“Tell me every terrible thing you ever did, and let me love you anyway” - Sade Andria Zabala
I approach love and its cousin, heartbreak, differently than I used to. Less teleologically, I guess.
That is not saying that what we go through in love doesn’t have a purpose. I just feel like when we talk about love, we talk about it based on its why, like we can protect ourselves if we pick it apart and find out where it all fits. Which ends up dividing it from itself — from its first blush, from its comfortable middle, and from its ending, as though it’s not all the same. I mean, what is heartbreak if not just intensely loving the absence of what was, or what could have been? All stages of love and its dissolution are, in their purest states, for their own sake.
I think it’s why we’re so obsessed with it as people. Very few things are as powerful as something that exists for itself. It’s so hard to just let that be.
I mean, yes, romantic love exists for procreation of course. But what a boring way to approach one of life’s greatest mysteries (think about the children!).
Surprising no one, I’ve always been obsessed with love songs. And just like the concept of heartbreak and love, I approach love songs differently now, too. When I look at the ones I am drawn to, I ask myself this question:
Are they singing for the chaos or the cosmos?
In spirituality or mythology, chaos is often used as shorthand for the void, the nothingness from which we came. It’s the thing to be feared, but also the thing that begat us. It’s a thing that was supposed to be conquered by the act of becoming, but still shines and crackles around the edges of everything.
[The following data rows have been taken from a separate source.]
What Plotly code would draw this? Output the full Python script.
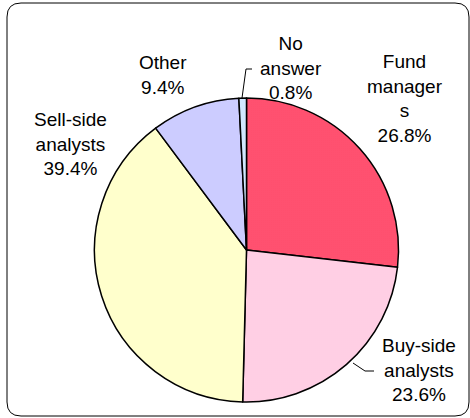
import plotly.graph_objects as go

labels = ["Fund managers", "Buy-side analysts", "Sell-side analysts", "Other", "No answer"]
values = [26.8, 23.6, 39.4, 9.4, 0.8]
# how each label is broken over lines in the chart
label_lines = ["Fund<br>manager<br>s", "Buy-side<br>analysts", "Sell-side<br>analysts", "Other", "No<br>answer"]

bg_colors = ["#FF2D50", "#FFB4D6", "#FFFFCC", "#CCCCFF", "#B8DCFF"]
fg_colors = ["#FF90A8", "#FFFFFF", "#FFFFCC", "#CCCCFF", "#FFFFFF"]
shapes_pat = [".", ".", "", "", "."]

W, H = 470, 418
FONT = "Liberation Sans, Arial, sans-serif"


def px(x, y):
    return x / W, 1 - y / H


# pie centre and radius in pixels
cx, cy, r = 246.5, 250, 152

fig = go.Figure(go.Pie(
    labels=labels,
    values=values,
    sort=False,
    direction="clockwise",
    rotation=0,
    textinfo="none",
    hoverinfo="label+percent",
    marker=dict(
        colors=bg_colors,
        line=dict(color="black", width=1.5),
        pattern=dict(shape=shapes_pat, fgcolor=fg_colors, bgcolor=bg_colors,
                     size=2, solidity=0.35, fillmode="replace"),
    ),
    domain=dict(x=[(cx - r) / W, (cx + r) / W],
                y=[(H - cy - r) / H, (H - cy + r) / H]),
    showlegend=False,
))

# label positions (pixel centres)
label_pos = {
    "Fund managers": (405, 98),
    "Buy-side analysts": (419, 370),
    "Sell-side analysts": (70, 144),
    "Other": (163, 75),
    "No answer": (291, 68),
}

annotations = []
for lab, lines, v in zip(labels, label_lines, values):
    x, y = px(*label_pos[lab])
    annotations.append(dict(
        x=x, y=y, xref="paper", yref="paper",
        text=f"{lines}<br>{v:.1f}%",
        showarrow=False, xanchor="center", yanchor="middle",
        font=dict(family=FONT, size=19, color="black"),
    ))


def path(points):
    d = ""
    for i, (x, y) in enumerate(points):
        X, Y = px(x, y)
        d += ("M" if i == 0 else "L") + f"{X},{Y} "
    return d


shapes = [
    # leader lines
    dict(type="path", xref="paper", yref="paper",
         path=path([(242, 98), (246, 69), (252, 69)]),
         line=dict(color="black", width=1)),
    dict(type="path", xref="paper", yref="paper",
         path=path([(353, 363), (365, 371), (374, 371)]),
         line=dict(color="black", width=1)),
]

# rounded frame
x0, y0, x1, y1, rr = 7, 3, 469, 416, 14
X0, Y0 = x0 / W, 1 - y0 / H
X1, Y1 = x1 / W, 1 - y1 / H
rx, ry = rr / W, rr / H
frame = (f"M{X0 + rx},{Y0} L{X1 - rx},{Y0} Q{X1},{Y0} {X1},{Y0 - ry} "
         f"L{X1},{Y1 + ry} Q{X1},{Y1} {X1 - rx},{Y1} "
         f"L{X0 + rx},{Y1} Q{X0},{Y1} {X0},{Y1 + ry} "
         f"L{X0},{Y0 - ry} Q{X0},{Y0} {X0 + rx},{Y0} Z")
shapes.append(dict(type="path", xref="paper", yref="paper", path=frame,
                   line=dict(color="black", width=1)))

fig.update_layout(
    width=W, height=H,
    margin=dict(l=0, r=0, t=0, b=0),
    paper_bgcolor="white",
    plot_bgcolor="white",
    annotations=annotations,
    shapes=shapes,
)

fig.write_html("out.html", config={"displayModeBar": False},
               post_script="document.body.style.margin='0';")
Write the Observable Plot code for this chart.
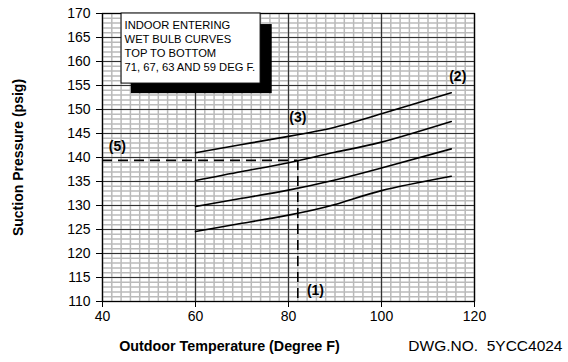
<!DOCTYPE html>
<html>
<head>
<meta charset="utf-8">
<script src="https://cdn.jsdelivr.net/npm/d3@7"></script>
<script src="https://cdn.jsdelivr.net/npm/@observablehq/plot@0.6"></script>
<style>
  html, body { margin: 0; padding: 0; background: #fff; }
  svg { display: block; font-family: "Liberation Sans", Arial, sans-serif; }
</style>
</head>
<body>
<div id="chart"></div>
<script>
// ---- Data ----
const temps = [60, 70, 80, 90, 100, 115];
const wb71 = [141.0, 142.7, 144.4, 146.3, 149.1, 153.5];
const wb67 = [135.2, 137.1, 138.9, 141.1, 143.2, 147.5];
const wb63 = [129.8, 131.5, 133.2, 135.3, 137.8, 141.8];
const wb59 = [124.6, 126.3, 128.0, 130.2, 133.1, 136.1];
const wetBulbs = ["71", "67", "63", "59"];

const xTicks = [40, 60, 80, 100, 120];
const yTicks = [110, 115, 120, 125, 130, 135, 140, 145, 150, 155, 160, 165, 170];

// operating point read-off (dashed guide)
const opTemp = 82;
const opPressure = 139.4;

const legendLines = ["INDOOR ENTERING", "WET BULB CURVES", "TOP TO BOTTOM", "71, 67, 63 AND 59 DEG F."];
const callouts = [
  {label: "(1)", x: 85.8, y: 112.3},
  {label: "(2)", x: 116.4, y: 156.9},
  {label: "(3)", x: 82, y: 148.3},
  {label: "(5)", x: 43.2, y: 142.2}
];
const yTitle = "Suction Pressure (psig)";
const xTitle = "Outdoor Temperature (Degree F)";
const drawingNo = "DWG.NO.  5YCC4024";

// ---- build table ----
const series = [wb71, wb67, wb63, wb59];
const rows = [];
series.forEach((vals, i) => vals.forEach((v, j) => rows.push({wb: wetBulbs[i], t: temps[j], p: v})));

const minorX = d3.range(40, 121, 2);
const minorY = d3.range(110, 171, 1);
const majorX = d3.range(40, 121, 20);
const majorY = d3.range(110, 171, 5);

// legend box anchored in data space
const legendBox = {x1: 44.1, x2: 74.0, y1: 155.4, y2: 170};
const legendShadow = {x1: 46.2, x2: 76.5, y1: 153.3, y2: 167.7};

const chart = Plot.plot({
  width: 568,
  height: 362,
  marginTop: 13,
  marginBottom: 61,
  marginLeft: 102,
  marginRight: 94,
  style: {fontFamily: "'Liberation Sans', Arial, sans-serif", background: "#fff"},
  x: {domain: [40, 120]},
  y: {domain: [110, 170]},
  marks: [
    Plot.ruleX(minorX, {stroke: "#bababa", strokeWidth: 1.5, strokeOpacity: 1}),
    Plot.ruleY(minorY, {stroke: "#bababa", strokeWidth: 1.5, strokeOpacity: 1}),
    Plot.ruleX(majorX, {stroke: "#333", strokeWidth: 1.2}),
    Plot.ruleY(majorY, {stroke: "#333", strokeWidth: 1.2}),
    Plot.frame({stroke: "#000", strokeWidth: 1.2}),
    Plot.axisY({ticks: yTicks, tickSize: 6, tickPadding: 6, fontSize: 14, label: null, tickFormat: d3.format("d")}),
    Plot.axisX({ticks: xTicks, tickSize: 6, tickPadding: 4, fontSize: 14, label: null, tickFormat: d3.format("d")}),
    // legend box with shadow
    Plot.rect([legendShadow], {x1: "x1", x2: "x2", y1: "y1", y2: "y2", fill: "#000"}),
    Plot.rect([legendBox], {x1: "x1", x2: "x2", y1: "y1", y2: "y2", fill: "#fff", stroke: "#000", strokeWidth: 1}),
    Plot.text([legendLines.join("\n")], {x: 44.75, y: 168.9, text: d => d, textAnchor: "start", lineAnchor: "top", fontSize: 11.2, lineHeight: 1.25, fill: "#000"}),
    // dashed operating guide
    Plot.ruleY([opPressure], {x1: 40, x2: opTemp, stroke: "#000", strokeWidth: 1.6, strokeDasharray: "10,6"}),
    Plot.ruleX([opTemp], {y1: opPressure, y2: 110, stroke: "#000", strokeWidth: 1.6, strokeDasharray: "10,6"}),
    // curves
    Plot.line(rows, {x: "t", y: "p", z: "wb", stroke: "#000", strokeWidth: 1.6, curve: "natural"}),
    // callouts
    Plot.text(callouts, {x: "x", y: "y", text: "label", fontSize: 14, fontWeight: "bold", fill: "#000"}),
    // titles
    Plot.text([yTitle], {frameAnchor: "left", textAnchor: "middle", rotate: -90, dx: -84, fontSize: 14, fontWeight: "bold", fill: "#000"}),
    Plot.text([xTitle], {frameAnchor: "bottom-left", textAnchor: "middle", dx: 127, dy: 49, fontSize: 14.3, fontWeight: "bold", fill: "#000"}),
    Plot.text([drawingNo], {frameAnchor: "bottom-right", dx: 88, dy: 49, textAnchor: "end", fontSize: 15.5, fill: "#000"})
  ]
});
document.getElementById("chart").appendChild(chart);
</script>
</body>
</html>
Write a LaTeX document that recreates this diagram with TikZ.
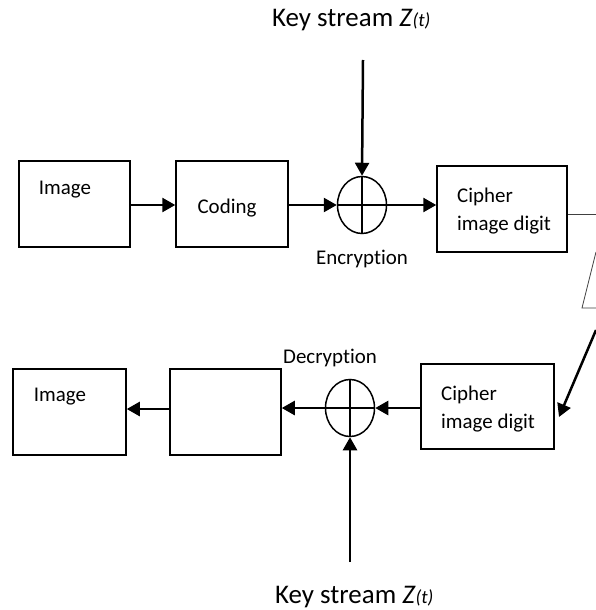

The opposite of chaos is the cosmos, the wholeness of creation. It’s the belonging, the order of nature and the endless somethings that make up the universe from the smallest atoms to giant stars collapsing in on themselves, throwing out infinite arcs of dying fire into a teeming and vast system. It’s the purpose, the calling, the endless cogs in a divine machine.
Love songs that sing for the chaos are not always heartbreak or break up songs. They can be like Anna of the North’s “My Love”, a song that is about loving someone who won’t stick around, about allowing them to still keep that love even though it won’t be returned. It’s generative, and buoyant, but it defies order. It is about finding meaning in the adoration of disappointment, about seeing the pain and diving into it, letting your body temperature adjust until you can swim around.
It’s “Charm You” by Samia and Blondshell, gently pushing away a potential lover because they are tired of charming people, tired of not feeling seen, tired of putting on a show and losing the audience. It’s funny and self-protective, because the void is scary, and singing from it can remind you that you might not want to go in there if you’re not feeling up for it.
Singing for the cosmos is “ILYSM” by Wild Pink. It’s paring everything down until something that we complicate so often is back in its primordial form. Just repeating “I love you so much” like a mantra, like a prayer, like a magic word, like a spell.
Singing for the cosmos is Theo Katzman of Vulfpeck’s “Be the Wheel”, taking into account the entirety of history and wondering how to make something eternal in the whirlpool of implacable change.
Cosmos songs are the ones about acceptance. Accepting that when you allow yourself to be in love, whether it’s going well or not, you are stepping into a sacred order.
Both chaos and cosmos songs are brave. Because love is brave. Heartbreak is brave. Singing what you feel is brave. Saying what you feel is brave. Love songs, in my world, are more motivational than Jock Jams.
I started making this playlist 3 weeks ago and couldn’t tell where I was going with it. I was looking for a feeling in every song I chose. It wasn’t pure happiness, I knew that. It wasn’t despair either. But it wasn’t not happiness, or despair.
After I finished it, I realized.
It was hope. Blind, dumb, terrified, permanently naive hope.
Because that’s what ties the void to the bloom. That’s how we got here, and that’s how we love each other as we keep going.